■ **Stated exercise**
Copy exactly, and only, the lines below from the first through the one containing "from matplotlib.patches import Rectangle", both included; pictures are omitted.

■ **Source material**
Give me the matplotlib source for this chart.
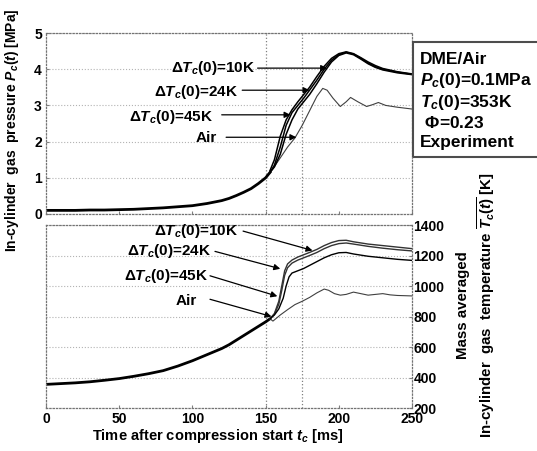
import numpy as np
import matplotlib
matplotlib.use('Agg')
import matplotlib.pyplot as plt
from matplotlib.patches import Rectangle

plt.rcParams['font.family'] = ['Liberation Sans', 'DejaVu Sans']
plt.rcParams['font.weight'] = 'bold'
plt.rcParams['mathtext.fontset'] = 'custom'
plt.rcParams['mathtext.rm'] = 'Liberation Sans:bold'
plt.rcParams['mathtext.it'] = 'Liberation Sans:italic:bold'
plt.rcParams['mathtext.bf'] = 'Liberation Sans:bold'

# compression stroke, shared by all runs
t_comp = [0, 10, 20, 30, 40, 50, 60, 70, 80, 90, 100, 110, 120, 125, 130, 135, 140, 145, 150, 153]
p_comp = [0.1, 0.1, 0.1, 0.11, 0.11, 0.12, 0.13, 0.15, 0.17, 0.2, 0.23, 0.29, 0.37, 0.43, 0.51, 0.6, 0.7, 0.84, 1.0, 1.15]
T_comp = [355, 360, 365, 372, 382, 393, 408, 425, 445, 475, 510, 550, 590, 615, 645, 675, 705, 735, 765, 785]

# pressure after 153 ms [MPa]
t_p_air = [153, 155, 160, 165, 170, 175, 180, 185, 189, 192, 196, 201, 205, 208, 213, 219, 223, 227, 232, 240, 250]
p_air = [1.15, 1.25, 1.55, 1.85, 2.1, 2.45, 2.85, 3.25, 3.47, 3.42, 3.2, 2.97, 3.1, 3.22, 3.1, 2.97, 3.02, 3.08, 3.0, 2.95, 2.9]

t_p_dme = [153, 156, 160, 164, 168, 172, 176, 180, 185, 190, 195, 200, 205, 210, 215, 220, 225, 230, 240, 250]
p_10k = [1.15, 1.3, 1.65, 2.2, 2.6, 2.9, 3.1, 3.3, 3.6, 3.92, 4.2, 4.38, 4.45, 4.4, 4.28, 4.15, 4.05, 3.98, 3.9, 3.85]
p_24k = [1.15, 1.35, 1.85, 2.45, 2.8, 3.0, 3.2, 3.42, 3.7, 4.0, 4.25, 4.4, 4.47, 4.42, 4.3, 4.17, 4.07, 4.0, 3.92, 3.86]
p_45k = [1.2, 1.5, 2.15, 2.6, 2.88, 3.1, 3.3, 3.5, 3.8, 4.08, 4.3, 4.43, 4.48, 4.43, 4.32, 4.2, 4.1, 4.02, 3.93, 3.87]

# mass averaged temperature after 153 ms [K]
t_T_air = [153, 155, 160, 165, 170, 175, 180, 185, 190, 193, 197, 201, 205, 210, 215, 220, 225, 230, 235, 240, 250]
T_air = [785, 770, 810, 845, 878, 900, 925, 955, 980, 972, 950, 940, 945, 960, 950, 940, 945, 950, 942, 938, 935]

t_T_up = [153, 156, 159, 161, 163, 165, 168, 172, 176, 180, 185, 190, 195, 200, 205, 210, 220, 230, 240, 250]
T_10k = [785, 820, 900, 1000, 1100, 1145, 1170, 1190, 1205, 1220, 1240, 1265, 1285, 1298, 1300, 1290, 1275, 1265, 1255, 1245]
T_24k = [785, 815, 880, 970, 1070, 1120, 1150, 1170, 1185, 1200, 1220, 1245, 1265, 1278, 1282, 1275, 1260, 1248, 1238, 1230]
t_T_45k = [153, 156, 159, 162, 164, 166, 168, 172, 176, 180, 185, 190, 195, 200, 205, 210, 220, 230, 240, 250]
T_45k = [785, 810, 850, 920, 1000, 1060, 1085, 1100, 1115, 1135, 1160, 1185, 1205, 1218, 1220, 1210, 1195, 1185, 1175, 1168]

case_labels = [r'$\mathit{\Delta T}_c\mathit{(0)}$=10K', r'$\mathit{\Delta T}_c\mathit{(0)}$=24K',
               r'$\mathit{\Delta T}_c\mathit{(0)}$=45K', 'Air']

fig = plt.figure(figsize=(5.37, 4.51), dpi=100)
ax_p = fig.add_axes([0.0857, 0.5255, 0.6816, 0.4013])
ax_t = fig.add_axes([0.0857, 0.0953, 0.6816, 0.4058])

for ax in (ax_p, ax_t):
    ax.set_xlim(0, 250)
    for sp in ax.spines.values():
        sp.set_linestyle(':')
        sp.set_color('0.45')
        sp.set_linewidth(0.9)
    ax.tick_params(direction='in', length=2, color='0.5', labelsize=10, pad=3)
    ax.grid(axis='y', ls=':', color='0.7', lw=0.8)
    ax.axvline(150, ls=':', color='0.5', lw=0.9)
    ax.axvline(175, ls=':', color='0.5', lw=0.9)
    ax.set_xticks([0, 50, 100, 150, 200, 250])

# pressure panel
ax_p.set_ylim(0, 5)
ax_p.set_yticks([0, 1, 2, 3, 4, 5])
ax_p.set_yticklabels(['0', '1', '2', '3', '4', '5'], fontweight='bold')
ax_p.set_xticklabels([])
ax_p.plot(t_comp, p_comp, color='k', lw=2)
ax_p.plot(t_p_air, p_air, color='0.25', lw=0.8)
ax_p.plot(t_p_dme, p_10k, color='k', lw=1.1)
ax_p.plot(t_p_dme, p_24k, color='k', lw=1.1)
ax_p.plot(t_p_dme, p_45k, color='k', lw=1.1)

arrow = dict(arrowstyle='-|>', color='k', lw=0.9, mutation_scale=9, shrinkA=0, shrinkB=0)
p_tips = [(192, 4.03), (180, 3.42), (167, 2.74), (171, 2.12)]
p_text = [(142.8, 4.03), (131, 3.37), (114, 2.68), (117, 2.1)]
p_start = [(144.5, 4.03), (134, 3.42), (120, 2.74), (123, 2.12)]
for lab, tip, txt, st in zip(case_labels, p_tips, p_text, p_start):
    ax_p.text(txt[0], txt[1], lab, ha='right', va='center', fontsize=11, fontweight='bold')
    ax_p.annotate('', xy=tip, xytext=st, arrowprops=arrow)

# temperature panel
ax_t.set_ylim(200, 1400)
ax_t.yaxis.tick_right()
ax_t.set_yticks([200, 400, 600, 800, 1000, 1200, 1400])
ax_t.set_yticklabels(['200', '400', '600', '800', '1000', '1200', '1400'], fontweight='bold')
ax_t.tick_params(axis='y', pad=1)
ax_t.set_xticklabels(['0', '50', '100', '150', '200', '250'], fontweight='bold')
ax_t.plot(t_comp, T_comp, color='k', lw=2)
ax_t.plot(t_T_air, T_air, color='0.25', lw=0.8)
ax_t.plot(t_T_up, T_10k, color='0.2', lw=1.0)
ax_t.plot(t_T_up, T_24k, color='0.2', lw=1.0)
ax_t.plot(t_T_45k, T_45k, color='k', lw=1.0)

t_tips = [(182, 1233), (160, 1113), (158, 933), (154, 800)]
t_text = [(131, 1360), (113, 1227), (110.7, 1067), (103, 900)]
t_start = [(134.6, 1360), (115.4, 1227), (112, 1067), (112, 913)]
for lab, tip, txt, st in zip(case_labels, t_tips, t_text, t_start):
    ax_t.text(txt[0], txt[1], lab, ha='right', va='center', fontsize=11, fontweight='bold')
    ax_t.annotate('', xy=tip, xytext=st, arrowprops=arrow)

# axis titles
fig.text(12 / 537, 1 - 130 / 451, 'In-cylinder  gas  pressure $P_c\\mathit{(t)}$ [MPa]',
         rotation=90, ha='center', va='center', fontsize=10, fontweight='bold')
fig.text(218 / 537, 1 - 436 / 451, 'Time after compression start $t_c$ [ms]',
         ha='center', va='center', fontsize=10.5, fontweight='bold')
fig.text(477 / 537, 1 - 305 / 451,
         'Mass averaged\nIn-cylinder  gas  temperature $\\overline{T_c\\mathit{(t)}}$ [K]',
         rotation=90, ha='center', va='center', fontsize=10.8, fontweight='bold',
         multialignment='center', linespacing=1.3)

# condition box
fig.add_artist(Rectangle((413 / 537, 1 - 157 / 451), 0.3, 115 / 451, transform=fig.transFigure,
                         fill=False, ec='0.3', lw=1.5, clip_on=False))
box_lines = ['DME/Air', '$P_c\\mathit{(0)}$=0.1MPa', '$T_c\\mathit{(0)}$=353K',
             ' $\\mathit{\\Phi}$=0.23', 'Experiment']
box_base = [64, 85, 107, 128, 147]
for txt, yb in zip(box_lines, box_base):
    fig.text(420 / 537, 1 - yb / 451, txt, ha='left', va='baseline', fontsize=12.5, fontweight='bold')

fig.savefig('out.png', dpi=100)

■ **Solution for this task**
Give me the matplotlib source for this chart.
import numpy as np
import matplotlib
matplotlib.use('Agg')
import matplotlib.pyplot as plt
from matplotlib.patches import Rectangle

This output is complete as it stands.